#### SUPPLIED DATA ####

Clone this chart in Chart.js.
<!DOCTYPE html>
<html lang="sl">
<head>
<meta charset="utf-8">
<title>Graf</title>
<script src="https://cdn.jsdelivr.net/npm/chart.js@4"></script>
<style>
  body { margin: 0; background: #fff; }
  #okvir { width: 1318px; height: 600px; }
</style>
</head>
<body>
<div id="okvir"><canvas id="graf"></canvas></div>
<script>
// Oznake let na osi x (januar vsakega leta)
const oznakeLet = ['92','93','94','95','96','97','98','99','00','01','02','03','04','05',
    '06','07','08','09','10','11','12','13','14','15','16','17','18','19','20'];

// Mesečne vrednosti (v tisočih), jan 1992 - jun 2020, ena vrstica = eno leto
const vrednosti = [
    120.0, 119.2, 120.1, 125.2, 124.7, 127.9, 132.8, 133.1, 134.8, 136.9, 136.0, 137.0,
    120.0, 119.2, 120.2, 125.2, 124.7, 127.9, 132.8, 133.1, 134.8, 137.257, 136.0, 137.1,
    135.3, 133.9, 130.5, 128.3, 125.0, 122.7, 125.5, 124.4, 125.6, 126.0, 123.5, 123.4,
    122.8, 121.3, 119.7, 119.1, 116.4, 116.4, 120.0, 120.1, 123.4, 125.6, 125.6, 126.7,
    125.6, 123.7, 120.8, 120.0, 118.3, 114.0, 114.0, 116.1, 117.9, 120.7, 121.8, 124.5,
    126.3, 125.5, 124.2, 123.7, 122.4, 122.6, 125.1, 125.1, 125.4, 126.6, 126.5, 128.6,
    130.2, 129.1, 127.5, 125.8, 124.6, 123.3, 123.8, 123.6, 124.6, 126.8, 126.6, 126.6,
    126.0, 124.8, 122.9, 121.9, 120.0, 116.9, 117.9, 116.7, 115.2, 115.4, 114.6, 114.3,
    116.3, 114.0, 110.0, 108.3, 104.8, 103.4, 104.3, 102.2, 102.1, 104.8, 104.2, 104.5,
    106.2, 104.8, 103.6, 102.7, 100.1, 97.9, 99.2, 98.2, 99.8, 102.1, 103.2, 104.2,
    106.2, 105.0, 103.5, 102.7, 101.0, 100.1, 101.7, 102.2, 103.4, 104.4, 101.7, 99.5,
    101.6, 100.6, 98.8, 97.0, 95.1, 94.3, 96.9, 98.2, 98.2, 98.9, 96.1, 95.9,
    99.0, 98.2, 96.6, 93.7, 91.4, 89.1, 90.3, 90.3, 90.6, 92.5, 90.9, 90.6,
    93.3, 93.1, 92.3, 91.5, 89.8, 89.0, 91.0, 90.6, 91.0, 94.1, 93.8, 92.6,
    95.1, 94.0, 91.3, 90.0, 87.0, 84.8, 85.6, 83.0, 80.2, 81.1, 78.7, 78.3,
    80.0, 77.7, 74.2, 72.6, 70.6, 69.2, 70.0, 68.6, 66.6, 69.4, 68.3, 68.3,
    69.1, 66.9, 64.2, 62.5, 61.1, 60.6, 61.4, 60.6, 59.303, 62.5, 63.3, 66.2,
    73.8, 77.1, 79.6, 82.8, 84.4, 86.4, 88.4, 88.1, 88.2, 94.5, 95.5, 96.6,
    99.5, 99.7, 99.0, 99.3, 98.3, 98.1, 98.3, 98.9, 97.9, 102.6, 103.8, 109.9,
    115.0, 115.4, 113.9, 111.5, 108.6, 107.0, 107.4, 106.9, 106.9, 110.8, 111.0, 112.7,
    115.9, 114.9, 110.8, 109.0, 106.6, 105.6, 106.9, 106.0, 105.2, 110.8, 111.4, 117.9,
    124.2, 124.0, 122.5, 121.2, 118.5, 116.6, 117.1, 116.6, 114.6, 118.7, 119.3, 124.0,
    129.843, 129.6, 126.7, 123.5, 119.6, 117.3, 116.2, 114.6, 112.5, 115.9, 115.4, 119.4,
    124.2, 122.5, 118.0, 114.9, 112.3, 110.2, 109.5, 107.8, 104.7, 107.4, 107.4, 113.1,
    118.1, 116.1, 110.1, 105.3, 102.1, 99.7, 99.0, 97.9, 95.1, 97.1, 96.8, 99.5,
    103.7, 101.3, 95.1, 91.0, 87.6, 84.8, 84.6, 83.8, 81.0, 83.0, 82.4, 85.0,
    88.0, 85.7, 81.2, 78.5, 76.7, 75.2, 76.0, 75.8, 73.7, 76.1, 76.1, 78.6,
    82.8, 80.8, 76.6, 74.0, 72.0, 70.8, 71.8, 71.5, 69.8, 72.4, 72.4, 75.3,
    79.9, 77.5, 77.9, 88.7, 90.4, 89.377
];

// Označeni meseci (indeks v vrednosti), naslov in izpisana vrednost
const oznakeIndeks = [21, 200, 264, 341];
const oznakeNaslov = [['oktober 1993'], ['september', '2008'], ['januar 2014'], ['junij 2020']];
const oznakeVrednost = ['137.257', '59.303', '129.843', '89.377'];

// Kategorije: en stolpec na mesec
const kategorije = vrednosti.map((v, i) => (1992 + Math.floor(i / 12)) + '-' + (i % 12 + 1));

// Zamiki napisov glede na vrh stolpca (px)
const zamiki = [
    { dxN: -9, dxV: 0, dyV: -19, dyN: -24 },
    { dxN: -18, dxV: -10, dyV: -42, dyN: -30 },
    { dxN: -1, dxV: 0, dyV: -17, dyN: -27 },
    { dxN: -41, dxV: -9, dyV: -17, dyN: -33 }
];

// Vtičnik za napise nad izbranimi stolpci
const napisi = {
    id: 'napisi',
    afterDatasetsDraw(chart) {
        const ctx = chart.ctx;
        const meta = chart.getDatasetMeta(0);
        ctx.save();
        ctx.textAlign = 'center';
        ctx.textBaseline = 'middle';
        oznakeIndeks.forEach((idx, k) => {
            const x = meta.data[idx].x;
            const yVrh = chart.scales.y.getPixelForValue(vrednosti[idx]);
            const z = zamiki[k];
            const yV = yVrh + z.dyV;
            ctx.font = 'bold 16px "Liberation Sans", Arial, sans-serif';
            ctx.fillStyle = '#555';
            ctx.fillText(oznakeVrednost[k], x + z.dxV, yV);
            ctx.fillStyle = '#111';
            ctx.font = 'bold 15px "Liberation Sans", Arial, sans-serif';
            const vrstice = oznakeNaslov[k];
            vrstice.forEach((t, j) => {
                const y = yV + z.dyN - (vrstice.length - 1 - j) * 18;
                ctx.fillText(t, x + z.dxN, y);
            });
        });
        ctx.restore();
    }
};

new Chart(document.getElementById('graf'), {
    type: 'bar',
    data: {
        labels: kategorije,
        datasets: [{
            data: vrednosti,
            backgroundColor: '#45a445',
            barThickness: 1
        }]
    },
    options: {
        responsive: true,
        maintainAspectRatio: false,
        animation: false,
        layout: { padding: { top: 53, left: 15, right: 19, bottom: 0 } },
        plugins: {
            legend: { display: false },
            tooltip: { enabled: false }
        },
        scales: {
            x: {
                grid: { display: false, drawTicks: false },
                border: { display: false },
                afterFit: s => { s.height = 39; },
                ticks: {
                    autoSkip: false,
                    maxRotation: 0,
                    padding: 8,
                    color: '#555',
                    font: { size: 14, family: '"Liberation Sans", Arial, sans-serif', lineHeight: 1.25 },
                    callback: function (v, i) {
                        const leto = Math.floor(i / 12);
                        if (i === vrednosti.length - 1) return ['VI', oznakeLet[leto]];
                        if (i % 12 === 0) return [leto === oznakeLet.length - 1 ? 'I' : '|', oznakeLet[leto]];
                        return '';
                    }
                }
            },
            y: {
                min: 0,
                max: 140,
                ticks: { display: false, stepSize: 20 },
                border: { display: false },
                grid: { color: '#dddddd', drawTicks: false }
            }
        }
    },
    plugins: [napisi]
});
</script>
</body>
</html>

####
#### SUPPLIED DATA ####

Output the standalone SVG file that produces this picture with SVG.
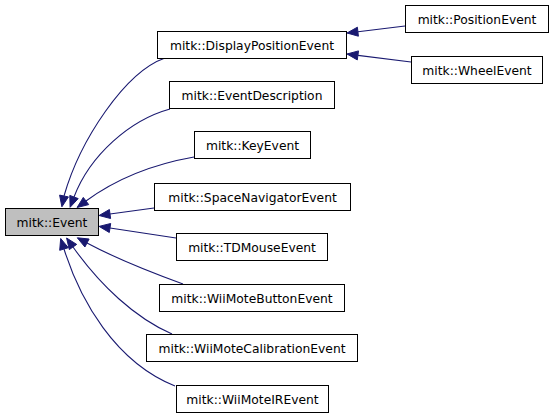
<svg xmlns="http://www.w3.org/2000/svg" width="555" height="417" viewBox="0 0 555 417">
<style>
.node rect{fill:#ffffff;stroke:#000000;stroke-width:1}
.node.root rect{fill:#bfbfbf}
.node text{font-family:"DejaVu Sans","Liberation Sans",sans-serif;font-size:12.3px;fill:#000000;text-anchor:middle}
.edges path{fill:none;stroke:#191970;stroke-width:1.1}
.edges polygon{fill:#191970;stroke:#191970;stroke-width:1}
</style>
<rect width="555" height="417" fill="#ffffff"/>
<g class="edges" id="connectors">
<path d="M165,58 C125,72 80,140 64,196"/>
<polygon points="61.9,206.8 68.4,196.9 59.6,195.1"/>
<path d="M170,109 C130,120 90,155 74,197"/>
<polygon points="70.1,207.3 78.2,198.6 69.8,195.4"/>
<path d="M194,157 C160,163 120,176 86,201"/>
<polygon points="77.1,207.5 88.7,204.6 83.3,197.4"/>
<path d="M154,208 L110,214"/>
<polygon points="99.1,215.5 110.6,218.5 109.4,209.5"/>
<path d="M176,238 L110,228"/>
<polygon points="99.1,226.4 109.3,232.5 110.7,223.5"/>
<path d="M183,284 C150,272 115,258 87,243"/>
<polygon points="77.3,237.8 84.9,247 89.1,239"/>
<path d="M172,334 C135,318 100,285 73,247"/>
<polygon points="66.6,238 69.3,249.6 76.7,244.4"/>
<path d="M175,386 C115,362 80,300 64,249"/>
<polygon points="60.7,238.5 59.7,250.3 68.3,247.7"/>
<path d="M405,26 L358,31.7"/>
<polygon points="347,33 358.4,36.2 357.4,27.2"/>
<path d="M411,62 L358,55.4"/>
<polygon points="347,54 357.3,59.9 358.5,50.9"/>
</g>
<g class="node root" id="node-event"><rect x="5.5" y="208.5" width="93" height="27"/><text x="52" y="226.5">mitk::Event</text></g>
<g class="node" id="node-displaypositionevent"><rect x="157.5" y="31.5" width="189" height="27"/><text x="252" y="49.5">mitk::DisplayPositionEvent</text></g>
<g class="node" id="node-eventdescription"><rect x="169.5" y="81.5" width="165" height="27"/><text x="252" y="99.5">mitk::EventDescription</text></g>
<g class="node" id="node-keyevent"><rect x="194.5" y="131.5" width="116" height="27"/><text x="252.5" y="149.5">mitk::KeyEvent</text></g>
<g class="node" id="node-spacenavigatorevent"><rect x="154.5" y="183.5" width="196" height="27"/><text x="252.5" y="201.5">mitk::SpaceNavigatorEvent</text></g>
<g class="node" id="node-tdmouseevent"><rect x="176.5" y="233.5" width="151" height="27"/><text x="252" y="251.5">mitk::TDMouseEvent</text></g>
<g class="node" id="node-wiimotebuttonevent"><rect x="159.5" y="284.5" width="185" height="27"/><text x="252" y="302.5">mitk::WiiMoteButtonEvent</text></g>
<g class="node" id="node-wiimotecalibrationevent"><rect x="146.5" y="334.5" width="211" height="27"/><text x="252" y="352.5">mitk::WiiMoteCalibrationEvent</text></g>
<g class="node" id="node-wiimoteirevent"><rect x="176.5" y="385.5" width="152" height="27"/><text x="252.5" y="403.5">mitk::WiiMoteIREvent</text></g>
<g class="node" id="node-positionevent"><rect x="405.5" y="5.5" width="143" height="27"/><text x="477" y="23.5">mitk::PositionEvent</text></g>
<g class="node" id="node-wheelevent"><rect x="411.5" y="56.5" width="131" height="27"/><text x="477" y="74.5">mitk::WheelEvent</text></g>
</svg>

####
#### SUPPLIED DATA ####

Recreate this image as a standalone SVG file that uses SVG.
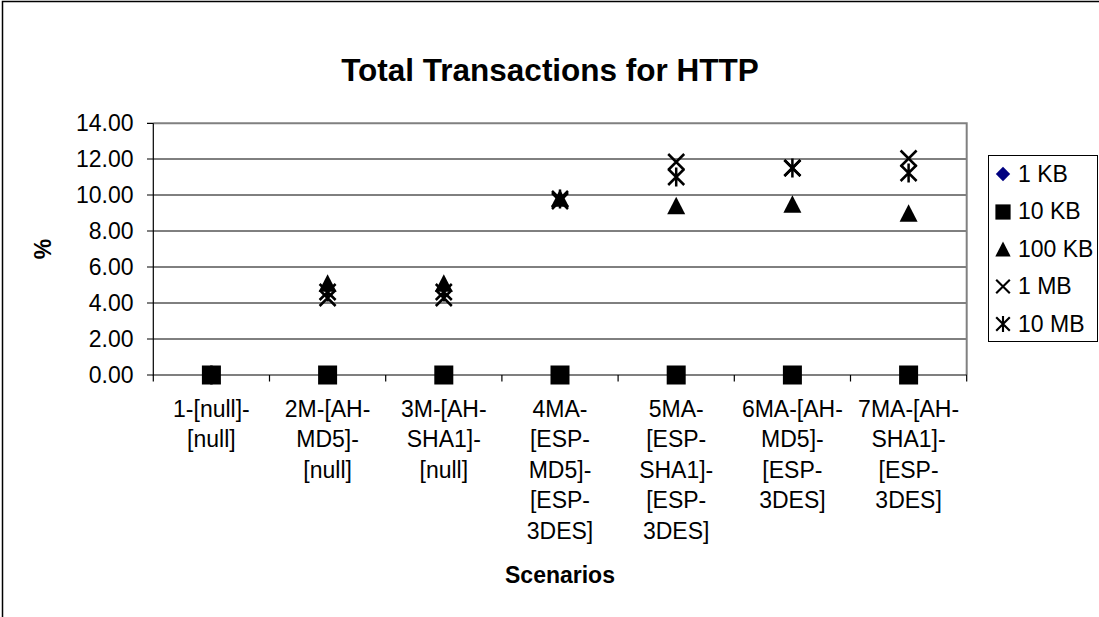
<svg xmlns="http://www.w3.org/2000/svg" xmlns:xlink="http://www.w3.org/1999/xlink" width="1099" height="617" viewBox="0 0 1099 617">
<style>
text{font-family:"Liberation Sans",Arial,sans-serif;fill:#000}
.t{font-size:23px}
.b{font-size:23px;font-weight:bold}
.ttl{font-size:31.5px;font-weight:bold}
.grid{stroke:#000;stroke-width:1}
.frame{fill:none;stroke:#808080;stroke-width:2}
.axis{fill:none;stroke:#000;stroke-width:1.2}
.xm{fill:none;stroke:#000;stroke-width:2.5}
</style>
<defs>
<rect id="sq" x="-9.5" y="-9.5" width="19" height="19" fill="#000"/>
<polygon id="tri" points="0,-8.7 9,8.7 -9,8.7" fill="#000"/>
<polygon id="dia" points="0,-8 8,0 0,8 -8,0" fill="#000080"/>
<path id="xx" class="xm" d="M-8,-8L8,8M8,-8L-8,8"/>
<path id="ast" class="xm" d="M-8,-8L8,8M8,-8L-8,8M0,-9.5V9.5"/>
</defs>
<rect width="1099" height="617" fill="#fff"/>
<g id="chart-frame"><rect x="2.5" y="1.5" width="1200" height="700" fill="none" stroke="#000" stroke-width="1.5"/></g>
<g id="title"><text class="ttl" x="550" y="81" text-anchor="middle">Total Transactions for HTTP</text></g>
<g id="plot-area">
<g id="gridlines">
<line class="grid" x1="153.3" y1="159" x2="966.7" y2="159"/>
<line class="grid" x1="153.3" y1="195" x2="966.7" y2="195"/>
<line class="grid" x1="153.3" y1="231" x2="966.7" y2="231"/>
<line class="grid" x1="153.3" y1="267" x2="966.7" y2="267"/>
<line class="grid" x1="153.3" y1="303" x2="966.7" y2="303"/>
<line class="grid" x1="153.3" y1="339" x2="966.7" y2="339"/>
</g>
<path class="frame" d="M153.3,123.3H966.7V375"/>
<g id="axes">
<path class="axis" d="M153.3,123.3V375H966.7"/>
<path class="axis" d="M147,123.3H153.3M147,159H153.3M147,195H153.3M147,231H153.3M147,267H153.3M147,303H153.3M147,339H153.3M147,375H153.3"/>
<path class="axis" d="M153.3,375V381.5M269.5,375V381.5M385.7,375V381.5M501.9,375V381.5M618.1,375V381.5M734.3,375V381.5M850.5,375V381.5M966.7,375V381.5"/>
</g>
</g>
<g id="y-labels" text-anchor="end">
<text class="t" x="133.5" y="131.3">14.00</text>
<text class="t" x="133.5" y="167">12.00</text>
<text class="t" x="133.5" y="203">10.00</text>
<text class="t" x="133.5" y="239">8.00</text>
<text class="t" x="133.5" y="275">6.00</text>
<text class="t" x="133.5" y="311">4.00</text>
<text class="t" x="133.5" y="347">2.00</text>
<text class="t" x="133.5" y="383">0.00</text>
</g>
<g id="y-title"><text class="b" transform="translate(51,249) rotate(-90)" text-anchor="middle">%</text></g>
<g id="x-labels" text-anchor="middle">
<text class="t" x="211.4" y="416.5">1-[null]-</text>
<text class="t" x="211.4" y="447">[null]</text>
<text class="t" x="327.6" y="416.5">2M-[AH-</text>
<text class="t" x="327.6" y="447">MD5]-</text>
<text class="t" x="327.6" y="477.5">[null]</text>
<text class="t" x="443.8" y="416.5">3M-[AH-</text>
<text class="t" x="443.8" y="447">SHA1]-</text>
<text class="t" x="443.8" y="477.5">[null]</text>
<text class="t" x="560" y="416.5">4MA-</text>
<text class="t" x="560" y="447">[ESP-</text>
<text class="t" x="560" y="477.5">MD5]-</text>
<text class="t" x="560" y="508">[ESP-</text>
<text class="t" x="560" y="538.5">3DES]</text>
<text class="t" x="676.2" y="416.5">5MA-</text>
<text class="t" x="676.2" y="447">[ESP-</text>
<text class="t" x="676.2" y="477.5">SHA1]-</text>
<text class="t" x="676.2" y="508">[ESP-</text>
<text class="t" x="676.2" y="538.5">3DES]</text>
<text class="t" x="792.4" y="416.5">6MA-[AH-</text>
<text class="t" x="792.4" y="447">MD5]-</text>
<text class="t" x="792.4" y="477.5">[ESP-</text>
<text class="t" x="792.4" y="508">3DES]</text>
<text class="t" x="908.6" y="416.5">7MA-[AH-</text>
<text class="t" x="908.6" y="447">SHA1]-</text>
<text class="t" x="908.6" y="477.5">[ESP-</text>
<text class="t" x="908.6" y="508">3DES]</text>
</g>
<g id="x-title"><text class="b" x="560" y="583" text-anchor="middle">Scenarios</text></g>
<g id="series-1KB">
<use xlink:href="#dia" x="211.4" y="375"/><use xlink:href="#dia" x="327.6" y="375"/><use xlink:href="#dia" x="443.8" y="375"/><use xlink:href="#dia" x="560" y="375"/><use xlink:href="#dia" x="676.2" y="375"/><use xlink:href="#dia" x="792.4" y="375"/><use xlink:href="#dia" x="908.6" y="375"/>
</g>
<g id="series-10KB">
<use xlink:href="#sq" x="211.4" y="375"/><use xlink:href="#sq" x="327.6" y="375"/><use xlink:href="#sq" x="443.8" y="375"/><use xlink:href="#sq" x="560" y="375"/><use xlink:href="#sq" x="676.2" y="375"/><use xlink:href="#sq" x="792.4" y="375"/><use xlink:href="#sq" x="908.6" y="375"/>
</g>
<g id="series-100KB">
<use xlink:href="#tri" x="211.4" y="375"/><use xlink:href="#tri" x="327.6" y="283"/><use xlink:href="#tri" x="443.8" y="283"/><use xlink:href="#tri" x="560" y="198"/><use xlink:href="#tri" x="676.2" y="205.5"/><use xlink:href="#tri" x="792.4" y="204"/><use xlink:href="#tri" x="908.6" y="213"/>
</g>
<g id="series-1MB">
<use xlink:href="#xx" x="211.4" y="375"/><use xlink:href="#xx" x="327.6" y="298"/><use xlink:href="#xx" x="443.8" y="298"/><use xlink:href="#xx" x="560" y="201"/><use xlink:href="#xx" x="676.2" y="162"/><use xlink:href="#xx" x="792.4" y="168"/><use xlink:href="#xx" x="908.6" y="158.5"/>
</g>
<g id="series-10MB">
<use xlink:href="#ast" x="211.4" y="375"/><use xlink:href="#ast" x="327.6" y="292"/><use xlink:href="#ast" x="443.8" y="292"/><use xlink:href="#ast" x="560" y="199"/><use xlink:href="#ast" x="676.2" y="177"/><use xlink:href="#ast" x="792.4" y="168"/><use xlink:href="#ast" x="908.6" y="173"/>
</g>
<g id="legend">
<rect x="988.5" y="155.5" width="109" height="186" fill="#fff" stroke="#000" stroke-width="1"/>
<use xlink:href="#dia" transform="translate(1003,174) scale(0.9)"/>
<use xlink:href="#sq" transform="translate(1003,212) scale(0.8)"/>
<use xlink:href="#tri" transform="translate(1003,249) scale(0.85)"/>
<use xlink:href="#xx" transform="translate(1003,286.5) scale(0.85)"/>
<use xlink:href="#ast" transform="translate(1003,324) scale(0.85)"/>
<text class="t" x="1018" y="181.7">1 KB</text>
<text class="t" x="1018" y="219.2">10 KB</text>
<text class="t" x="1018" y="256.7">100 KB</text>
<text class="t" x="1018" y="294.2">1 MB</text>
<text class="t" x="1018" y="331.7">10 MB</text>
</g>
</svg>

####

*TASK*: Say how many lines contain the string "that", giving nothing but the count.

*SOLUTION BELOW*: 2